§ PROMPT: Work out how many lines contain "Reproduce". Reply with the count alone.

§ STORED RECORDS:
---
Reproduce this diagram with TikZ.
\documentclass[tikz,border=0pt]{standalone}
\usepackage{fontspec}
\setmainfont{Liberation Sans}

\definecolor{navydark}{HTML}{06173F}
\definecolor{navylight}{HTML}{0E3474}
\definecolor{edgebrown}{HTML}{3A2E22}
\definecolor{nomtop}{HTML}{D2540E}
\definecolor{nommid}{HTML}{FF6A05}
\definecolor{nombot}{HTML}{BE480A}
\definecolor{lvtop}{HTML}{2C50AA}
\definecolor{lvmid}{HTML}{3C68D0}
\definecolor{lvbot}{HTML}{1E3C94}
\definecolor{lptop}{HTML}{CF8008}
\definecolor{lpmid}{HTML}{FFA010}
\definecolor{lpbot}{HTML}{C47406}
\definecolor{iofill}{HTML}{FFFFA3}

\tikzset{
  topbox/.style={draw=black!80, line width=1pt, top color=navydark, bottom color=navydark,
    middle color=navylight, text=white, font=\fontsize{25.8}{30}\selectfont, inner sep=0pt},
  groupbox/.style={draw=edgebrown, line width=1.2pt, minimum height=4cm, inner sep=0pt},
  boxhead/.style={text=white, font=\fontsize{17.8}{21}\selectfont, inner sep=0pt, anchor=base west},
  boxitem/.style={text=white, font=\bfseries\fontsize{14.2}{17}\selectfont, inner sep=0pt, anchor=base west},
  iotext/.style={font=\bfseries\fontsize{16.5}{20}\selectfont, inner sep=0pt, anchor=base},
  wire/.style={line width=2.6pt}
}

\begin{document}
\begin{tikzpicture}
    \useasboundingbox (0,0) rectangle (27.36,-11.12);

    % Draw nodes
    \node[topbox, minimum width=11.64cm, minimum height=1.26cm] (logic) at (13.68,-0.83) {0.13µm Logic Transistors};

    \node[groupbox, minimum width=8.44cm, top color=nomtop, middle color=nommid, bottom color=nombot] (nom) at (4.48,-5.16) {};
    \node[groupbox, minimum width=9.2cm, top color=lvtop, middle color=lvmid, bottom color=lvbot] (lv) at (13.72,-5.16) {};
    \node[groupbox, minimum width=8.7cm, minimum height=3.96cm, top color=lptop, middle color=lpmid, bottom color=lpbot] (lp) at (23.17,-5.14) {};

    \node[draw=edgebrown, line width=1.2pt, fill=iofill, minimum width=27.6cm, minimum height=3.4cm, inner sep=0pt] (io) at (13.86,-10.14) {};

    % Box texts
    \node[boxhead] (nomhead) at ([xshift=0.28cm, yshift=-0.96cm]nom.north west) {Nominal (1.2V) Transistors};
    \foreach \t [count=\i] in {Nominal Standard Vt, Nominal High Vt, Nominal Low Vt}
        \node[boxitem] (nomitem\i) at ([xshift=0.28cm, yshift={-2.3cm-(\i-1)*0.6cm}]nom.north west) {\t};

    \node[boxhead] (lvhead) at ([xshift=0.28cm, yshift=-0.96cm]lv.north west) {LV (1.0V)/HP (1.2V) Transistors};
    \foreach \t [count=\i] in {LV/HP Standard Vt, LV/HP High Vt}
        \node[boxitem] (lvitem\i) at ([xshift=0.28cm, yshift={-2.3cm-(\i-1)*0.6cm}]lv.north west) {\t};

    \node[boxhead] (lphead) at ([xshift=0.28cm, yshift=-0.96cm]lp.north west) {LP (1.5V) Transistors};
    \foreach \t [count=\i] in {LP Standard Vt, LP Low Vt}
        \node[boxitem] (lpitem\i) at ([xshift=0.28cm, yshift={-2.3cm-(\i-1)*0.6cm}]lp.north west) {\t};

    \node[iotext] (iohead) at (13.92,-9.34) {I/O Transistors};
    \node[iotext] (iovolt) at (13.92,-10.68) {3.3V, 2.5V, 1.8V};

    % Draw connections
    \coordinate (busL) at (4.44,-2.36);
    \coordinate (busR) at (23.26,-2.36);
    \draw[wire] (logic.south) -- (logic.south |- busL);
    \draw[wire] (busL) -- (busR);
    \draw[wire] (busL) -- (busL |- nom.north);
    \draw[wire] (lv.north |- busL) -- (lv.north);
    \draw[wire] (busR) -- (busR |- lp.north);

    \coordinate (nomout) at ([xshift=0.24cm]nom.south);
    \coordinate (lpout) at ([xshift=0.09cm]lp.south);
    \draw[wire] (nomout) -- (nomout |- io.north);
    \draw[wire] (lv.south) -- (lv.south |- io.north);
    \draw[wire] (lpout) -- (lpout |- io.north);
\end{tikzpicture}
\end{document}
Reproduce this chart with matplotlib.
---
§ RESPONSE TO THE TASK: 2